The Biz: Why Under the Dome Dominates Summer TV
Stephen King's Under the Dome may provide the cure for broadcast TV's summer­time blues. CBS executives breathed a collective sigh of relief after 13.5 million viewers tuned in to the June 24 premiere of the disaster drama - the most for any summer drama series since 1992. The show picked up another 3.2 million when three days of DVR playback and on-demand viewing were factored in, and the second episode's live number - 11.8 million viewers - was potent as well.
The broadcast networks were once able to get away with airing mostly repeats and reality shows in summer, somewhat secure in the knowledge that viewers were trained to come back when new shows returned in the fall. But in recent years, cable's heavy investment in original programming, plus the emergence of online viewing, became a one-two punch that has dropped summer ratings for ABC, CBS, NBC and Fox to record lows.
Under the Dome is CBS's strongest signal yet that viewers should stick around after Memorial Day. "We said it was a summer show all along," says a network insider. "It wasn't something that was supposed to be on during the [regular] season that we dumped." While other broadcast networks introduced new reality shows and Canadian imports to fill their hours, CBS was able to tout a Stephen King project with Steven Spielberg as an executive producer. "That stamped some quality and legitimacy on it," the insider says. "The lesson is, treat this ­like an event."

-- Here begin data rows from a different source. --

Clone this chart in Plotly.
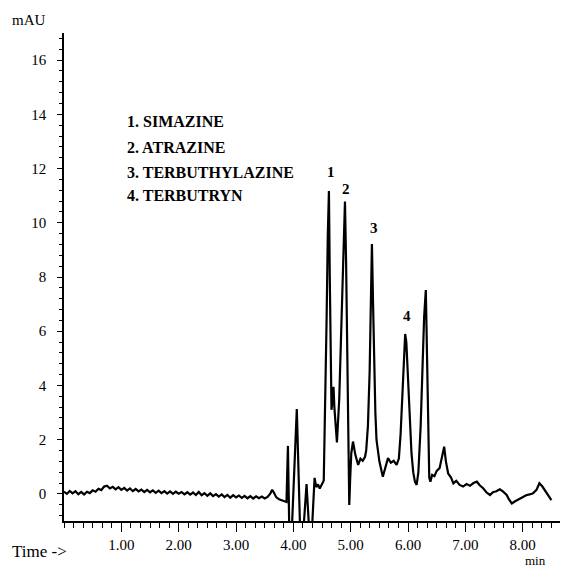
import plotly.graph_objects as go

# Retention time (min) and detector response (mAU) of the chromatogram
time_min = [
    0.00, 0.05, 0.10, 0.15, 0.20, 0.25, 0.30, 0.35, 0.40, 0.45,
    0.50, 0.55, 0.60, 0.65, 0.70, 0.75, 0.80, 0.85, 0.90, 0.95,
    1.00, 1.05, 1.10, 1.15, 1.20, 1.25, 1.30, 1.35, 1.40, 1.45,
    1.50, 1.55, 1.60, 1.65, 1.70, 1.75, 1.80, 1.85, 1.90, 1.95,
    2.00, 2.05, 2.10, 2.15, 2.20, 2.25, 2.30, 2.35, 2.40, 2.45,
    2.50, 2.55, 2.60, 2.65, 2.70, 2.75, 2.80, 2.85, 2.90, 2.95,
    3.00, 3.05, 3.10, 3.15, 3.20, 3.25, 3.30, 3.35, 3.40, 3.45,
    3.50, 3.55, 3.60, 3.63, 3.66, 3.70, 3.75, 3.80, 3.85, 3.88,
    3.905, 3.93, 3.97, 4.06, 4.12, 4.17, 4.23, 4.28, 4.32, 4.37,
    4.40, 4.43, 4.46, 4.49, 4.52, 4.53, 4.555, 4.58, 4.60, 4.62,
    4.635, 4.65, 4.665, 4.685, 4.70, 4.715, 4.74, 4.76, 4.80, 4.84,
    4.87, 4.90, 4.92, 4.94, 4.96, 4.975, 4.99, 5.01, 5.04, 5.08,
    5.13, 5.17, 5.21, 5.25, 5.27, 5.30, 5.33, 5.35, 5.37, 5.39,
    5.41, 5.43, 5.45, 5.50, 5.56, 5.60, 5.65, 5.70, 5.75, 5.80,
    5.84, 5.87, 5.90, 5.93, 5.95, 5.97, 6.00, 6.03, 6.06, 6.09,
    6.12, 6.15, 6.18, 6.22, 6.25, 6.28, 6.31, 6.33, 6.35, 6.37,
    6.39, 6.42, 6.46, 6.50, 6.55, 6.59, 6.63, 6.66, 6.70, 6.75,
    6.79, 6.84, 6.90, 6.96, 7.02, 7.08, 7.14, 7.20, 7.25, 7.31,
    7.37, 7.43, 7.48, 7.54, 7.60, 7.66, 7.72, 7.76, 7.81, 7.86,
    7.91, 7.96, 8.01, 8.06, 8.12, 8.18, 8.24, 8.29, 8.34, 8.40,
    8.45, 8.50,
]
absorbance_mau = [
    0.08, 0.00, 0.11, 0.02, 0.10, -0.01, 0.07, -0.02, 0.08, 0.03,
    0.13, 0.08, 0.19, 0.14, 0.27, 0.30, 0.20, 0.26, 0.17, 0.25,
    0.15, 0.22, 0.12, 0.20, 0.10, 0.18, 0.09, 0.16, 0.07, 0.15,
    0.06, 0.13, 0.04, 0.12, 0.03, 0.10, 0.01, 0.09, 0.00, 0.08,
    0.01, 0.07, -0.02, 0.06, -0.03, 0.05, -0.04, 0.07, -0.05, 0.03,
    -0.07, 0.02, -0.08, -0.01, -0.10, -0.02, -0.12, -0.04, -0.14, -0.05,
    -0.13, -0.06, -0.15, -0.07, -0.16, -0.08, -0.17, -0.09, -0.16, -0.10,
    -0.17, -0.11, 0.02, 0.15, 0.05, -0.12, -0.20, -0.24, -0.30, -0.30,
    1.77, -1.50, -1.50, 3.13, -1.50, -1.50, 0.36, -1.50, -1.50, 0.59,
    0.25, 0.35, 0.20, 0.30, 0.45, 0.50, 3.00, 6.50, 9.50, 11.17,
    8.00, 4.50, 3.10, 3.50, 3.95, 3.20, 2.30, 1.90, 3.50, 6.50,
    9.50, 10.78, 8.50, 4.50, 0.50, -0.41, 0.50, 1.50, 1.93, 1.45,
    1.07, 1.30, 1.22, 1.37, 1.60, 2.50, 4.50, 7.00, 9.22, 7.00,
    4.50, 3.00, 1.99, 1.20, 0.63, 0.90, 1.32, 1.15, 1.22, 1.07,
    1.30, 2.20, 3.80, 5.40, 5.90, 5.60, 4.20, 2.60, 1.50, 0.80,
    0.45, 0.33, 0.80, 2.50, 4.50, 6.50, 7.52, 5.50, 2.50, 0.60,
    0.45, 0.70, 0.65, 0.85, 0.95, 1.30, 1.74, 1.20, 0.75, 0.60,
    0.39, 0.48, 0.33, 0.27, 0.36, 0.30, 0.40, 0.45, 0.32, 0.21,
    0.05, -0.04, 0.06, 0.10, 0.17, 0.08, -0.04, -0.20, -0.35, -0.28,
    -0.22, -0.15, -0.10, -0.05, -0.02, 0.02, 0.15, 0.39, 0.28, 0.10,
    -0.08, -0.23,
]

# Peak numbering and compound key
peak_numbers = ["1", "2", "3", "4"]
peak_times = [4.66, 4.91, 5.41, 5.98]
peak_label_heights = [11.87, 11.25, 9.81, 6.57]
compounds = ["1. SIMAZINE", "2. ATRAZINE", "3. TERBUTHYLAZINE", "4. TERBUTRYN"]

x_tick_values = [1, 2, 3, 4, 5, 6, 7, 8]
x_tick_text = ["1.00", "2.00", "3.00", "4.00", "5.00", "6.00", "7.00", "8.00"]
y_tick_values = [0, 2, 4, 6, 8, 10, 12, 14, 16]

SERIF = "Liberation Serif"

# Page and plot-area geometry in pixels
L, R, T, B = 64, 3, 33, 46
W, H = 563, 567
pw, ph = W - L - R, H - T - B


def px_to_paper(px, py):
    return (px - L) / pw, (H - B - py) / ph


fig = go.Figure()
fig.add_trace(go.Scatter(
    x=time_min, y=absorbance_mau, mode="lines",
    line=dict(color="black", width=2.2),
    hoverinfo="skip", showlegend=False,
))

# Peak numbers above the peaks
for label, t, h in zip(peak_numbers, peak_times, peak_label_heights):
    fig.add_annotation(x=t, y=h, xref="x", yref="y", text=f"<b>{label}</b>",
                       showarrow=False, xanchor="center", yanchor="middle",
                       font=dict(family=SERIF, size=15, color="black"))

# Compound key
key_rows = [122, 147, 172, 196]
for name, row in zip(compounds, key_rows):
    kx, ky = px_to_paper(125, row)
    fig.add_annotation(x=kx, y=ky, xref="paper", yref="paper", text=f"<b>{name}</b>",
                       showarrow=False, xanchor="left", yanchor="middle",
                       font=dict(family=SERIF, size=16, color="black"))

# Axis captions (text, centre x, centre y, font size, box height)
captions = [("mAU", 29, 20, 15, None), ("Time ->", 39, 551, 17, None),
            ("min", 535, 560, 13, 12)]
for text, cx, cy, size, box_h in captions:
    ax, ay = px_to_paper(cx, cy)
    fig.add_annotation(x=ax, y=ay, xref="paper", yref="paper", text=text,
                       showarrow=False, xanchor="center", yanchor="middle",
                       height=box_h, borderpad=0,
                       font=dict(family=SERIF, size=size, color="black"))

fig.update_layout(
    width=W, height=H,
    margin=dict(l=L, r=R, t=T, b=B, pad=0),
    paper_bgcolor="white", plot_bgcolor="white",
    font=dict(family=SERIF, size=15, color="black"),
    xaxis=dict(
        range=[0, 8.65], showgrid=False, zeroline=False,
        showline=True, linecolor="black", linewidth=1.5,
        tickmode="array", tickvals=x_tick_values, ticktext=x_tick_text,
        ticks="outside", ticklen=9, tickwidth=1.2, tickcolor="black",
        minor=dict(tickmode="linear", tick0=0, dtick=1 / 6, ticks="outside",
                   ticklen=5, tickwidth=1, tickcolor="black", showgrid=False),
        tickfont=dict(family=SERIF, size=15, color="black"),
    ),
    yaxis=dict(
        range=[-1, 17], showgrid=False, zeroline=False,
        showline=True, linecolor="black", linewidth=1.5,
        tickmode="array", tickvals=y_tick_values,
        ticks="outside", ticklen=5, tickwidth=1.2, tickcolor="black",
        minor=dict(tickmode="linear", tick0=0, dtick=0.4, ticks="outside",
                   ticklen=3, tickwidth=1, tickcolor="black", showgrid=False),
        tickfont=dict(family=SERIF, size=15, color="black"),
        ticklabelstandoff=8,
    ),
)

fig.write_html("out.html")
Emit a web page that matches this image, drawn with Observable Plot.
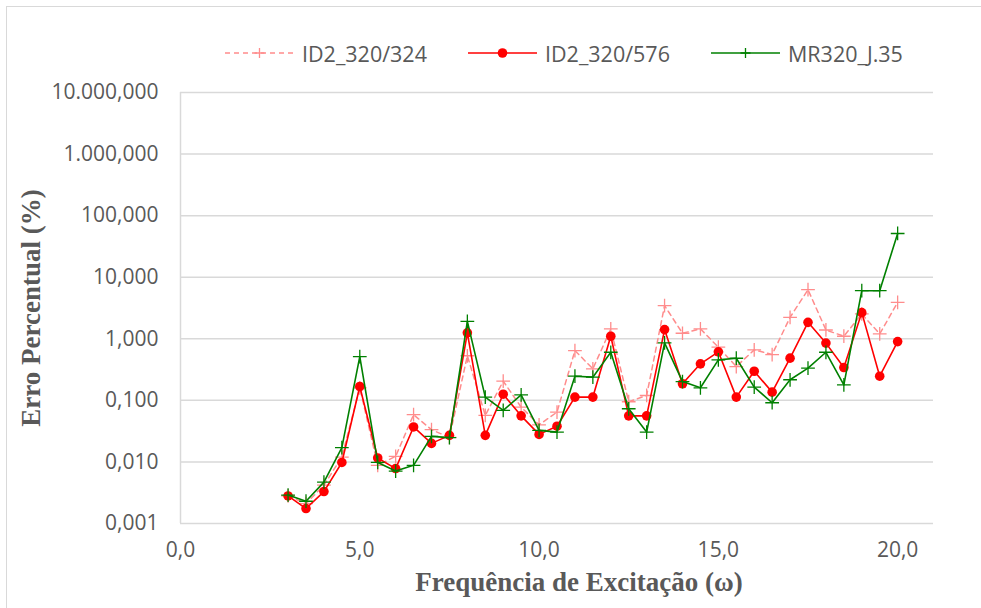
<!DOCTYPE html>
<html>
<head>
<meta charset="utf-8">
<script src="https://cdn.jsdelivr.net/npm/d3@7"></script>
<script src="https://cdn.jsdelivr.net/npm/@observablehq/plot@0.6"></script>
<style>
  body { margin: 0; background: #fff; }
  #wrap { position: relative; width: 981px; height: 608px; overflow: hidden; font-family: "Open Sans", sans-serif; }
  #frame { position: absolute; left: 6px; top: 6px; width: 1000px; height: 700px; border: 1px solid #d9d9d9; box-sizing: border-box; }
  #legend { position: absolute; left: 0; top: 0; width: 981px; height: 75px; }
  #chart { position: absolute; left: 0; top: 75px; }
  .item { position: absolute; top: 38px; height: 30px; display: flex; align-items: center; font-size: 21.5px; color: #595959; }
  .item svg { margin-right: 8px; }
</style>
</head>
<body>
<div id="wrap">
  <div id="frame"></div>
  <div id="legend"></div>
  <div id="chart"></div>
</div>
<script>
// Frequência de excitação (ω)
const freq = [3, 3.5, 4, 4.5, 5, 5.5, 6, 6.5, 7, 7.5, 8, 8.5, 9, 9.5, 10, 10.5, 11, 11.5, 12, 12.5, 13, 13.5, 14, 14.5, 15, 15.5, 16, 16.5, 17, 17.5, 18, 18.5, 19, 19.5, 20];

// ID2_320/324 (pink dashed)
const id2_324 = [0.0028, 0.0021, 0.0042, 0.012, 0.16, 0.0088, 0.0123, 0.0585, 0.0334, 0.025, 0.53, 0.057, 0.205, 0.0776, 0.04, 0.0644, 0.644, 0.325, 1.445, 0.095, 0.12, 3.45, 1.23, 1.45, 0.73, 0.354, 0.66, 0.555, 2.23, 6.27, 1.39, 1.10, 2.53, 1.2, 3.9];

// ID2_320/576 (red)
const id2_576 = [0.0028, 0.00175, 0.0033, 0.0098, 0.168, 0.0116, 0.0078, 0.037, 0.020, 0.027, 1.25, 0.027, 0.126, 0.056, 0.028, 0.038, 0.113, 0.113, 1.10, 0.056, 0.056, 1.41, 0.186, 0.392, 0.614, 0.113, 0.297, 0.136, 0.485, 1.85, 0.851, 0.341, 2.66, 0.247, 0.90];

// MR320_J.35 (green)
const mr320 = [0.0029, 0.0023, 0.0047, 0.0171, 0.514, 0.0098, 0.0071, 0.0088, 0.026, 0.0248, 1.92, 0.113, 0.0686, 0.123, 0.0325, 0.0305, 0.247, 0.238, 0.604, 0.073, 0.0305, 0.86, 0.202, 0.16, 0.455, 0.483, 0.164, 0.0915, 0.216, 0.333, 0.604, 0.178, 6.04, 6.04, 51.3];

const seriesNames = ["ID2_320/324", "ID2_320/576", "MR320_J.35"];
const yTicks = [0.001, 0.01, 0.1, 1, 10, 100, 1000, 10000];
const xTicks = [0, 5, 10, 15, 20];
const xTitle = "Frequência de Excitação (ω)";
const yTitle = "Erro Percentual (%)";

const loc = d3.formatLocale({decimal: ",", thousands: ".", grouping: [3], currency: ["R$", ""]});
const fmtX = loc.format(".1f");
const fmtY = loc.format(",.3f");

const rows = (vals) => freq.map((f, i) => ({x: f, y: vals[i]}));
const dPink = rows(id2_324), dRed = rows(id2_576), dGreen = rows(mr320);

const pink = "#ff8c8c", red = "#ff0000", green = "#008000";

const plot = Plot.plot({
  width: 981,
  height: 533,
  marginLeft: 180,
  marginRight: 48,
  marginTop: 17,
  marginBottom: 85,
  style: {fontFamily: "'Open Sans', sans-serif", fontSize: "21px", color: "#595959", background: "transparent"},
  x: {domain: [0, 21], label: null},
  y: {type: "log", domain: [0.001, 10000], label: null},
  marks: [
    Plot.gridY(yTicks, {stroke: "#d9d9d9", strokeOpacity: 1, strokeWidth: 1.5}),
    Plot.ruleX([0], {stroke: "#d9d9d9", strokeWidth: 1.5}),
    Plot.axisX(xTicks, {tickSize: 0, tickPadding: 19, tickFormat: fmtX, fill: "#595959", fontSize: 21}),
    Plot.axisY(yTicks, {tickSize: 0, tickPadding: 22, tickFormat: fmtY, fill: "#595959", fontSize: 21}),
    Plot.line(dPink, {x: "x", y: "y", stroke: pink, strokeWidth: 1.5, strokeDasharray: "5,4"}),
    Plot.dot(dPink, {x: "x", y: "y", symbol: "plus", r: 4.5, stroke: pink, strokeWidth: 1.3}),
    Plot.line(dRed, {x: "x", y: "y", stroke: red, strokeWidth: 1.6}),
    Plot.dot(dRed, {x: "x", y: "y", r: 4.8, fill: red, stroke: "none"}),
    Plot.line(dGreen, {x: "x", y: "y", stroke: green, strokeWidth: 1.6}),
    Plot.dot(dGreen, {x: "x", y: "y", symbol: "plus", r: 4.5, stroke: green, strokeWidth: 1.3}),
    Plot.text([xTitle], {frameAnchor: "bottom", dx: 22, dy: 67, fontFamily: "'Liberation Serif', serif", fontWeight: "bold", fontSize: 27, fill: "#595959"}),
    Plot.text([yTitle], {frameAnchor: "left", textAnchor: "middle", dx: -149, rotate: -90, fontFamily: "'Liberation Serif', serif", fontWeight: "bold", fontSize: 27, fill: "#595959"})
  ]
});
document.getElementById("chart").appendChild(plot);

// Legend
const legend = document.getElementById("legend");
const legendItems = [
  {name: seriesNames[0], color: pink, dash: "5,4", marker: "plus", left: 225},
  {name: seriesNames[1], color: red, dash: null, marker: "dot", left: 468},
  {name: seriesNames[2], color: green, dash: null, marker: "plus", left: 711}
];
legendItems.forEach(it => {
  const div = document.createElement("div");
  div.className = "item";
  div.style.left = it.left + "px";
  const ns = "http://www.w3.org/2000/svg";
  const svg = document.createElementNS(ns, "svg");
  svg.setAttribute("width", 69);
  svg.setAttribute("height", 20);
  const line = document.createElementNS(ns, "line");
  line.setAttribute("x1", 0); line.setAttribute("x2", 69);
  line.setAttribute("y1", 10); line.setAttribute("y2", 10);
  line.setAttribute("stroke", it.color);
  line.setAttribute("stroke-width", 1.6);
  if (it.dash) line.setAttribute("stroke-dasharray", it.dash);
  svg.appendChild(line);
  if (it.marker === "dot") {
    const c = document.createElementNS(ns, "circle");
    c.setAttribute("cx", 34.5); c.setAttribute("cy", 10); c.setAttribute("r", 4.8);
    c.setAttribute("fill", it.color);
    svg.appendChild(c);
  } else {
    const p = document.createElementNS(ns, "path");
    p.setAttribute("d", "M34.5,5V15M29.5,10H39.5");
    p.setAttribute("stroke", it.color);
    p.setAttribute("stroke-width", 1.3);
    svg.appendChild(p);
  }
  div.appendChild(svg);
  const span = document.createElement("span");
  span.textContent = it.name;
  div.appendChild(span);
  legend.appendChild(div);
});
</script>
</body>
</html>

A miniseries based on a King property was once about as sure a bet as any in network television. But miniseries, which ­decades ago typically ran between four and eight hours throughout the course of a week, simply became too expensive to produce and promote, and networks instead devoted their resources to making full-season series successful. Under the Dome, a 13-episode "event series," as such programming is now described, is a better business proposition. (Fox plans to bring back 24 as a limited event series next summer.) CBS executives say privately that Under the Dome will be profitable, thanks to a deal to stream episodes on ­Amazon shortly after they air. CBS, which produces and owns the series, will also benefit from selling it overseas.
But big names and smart business deals mean nothing unless there's a story that viewers find compelling. Dome - based on King's 2009 novel about a fictional New England town called Chester's Mill that becomes isolated after it is encased in an invisible force field - may be tapping in to the nation's psyche at the right moment. "We're all trapped under this biodome with dwindling resources," says executive producer Neal Baer, "and we're all worried about what the outcome is going to be."
He promises there will be no loose ends left when the season wraps: "What's going to happen with Julia - is she going to find out what Barbie did to her husband? What's the story with the propane? Is Angie ever going to escape? Those questions will be answered." And if Dome remains a ratings power­house, the producers are ready to make more. "We've pitched how a second year would unfold," Baer says. "We have many stories under our sleeve. There are 2,000 people who live in Chester's Mill. We won't run out of characters."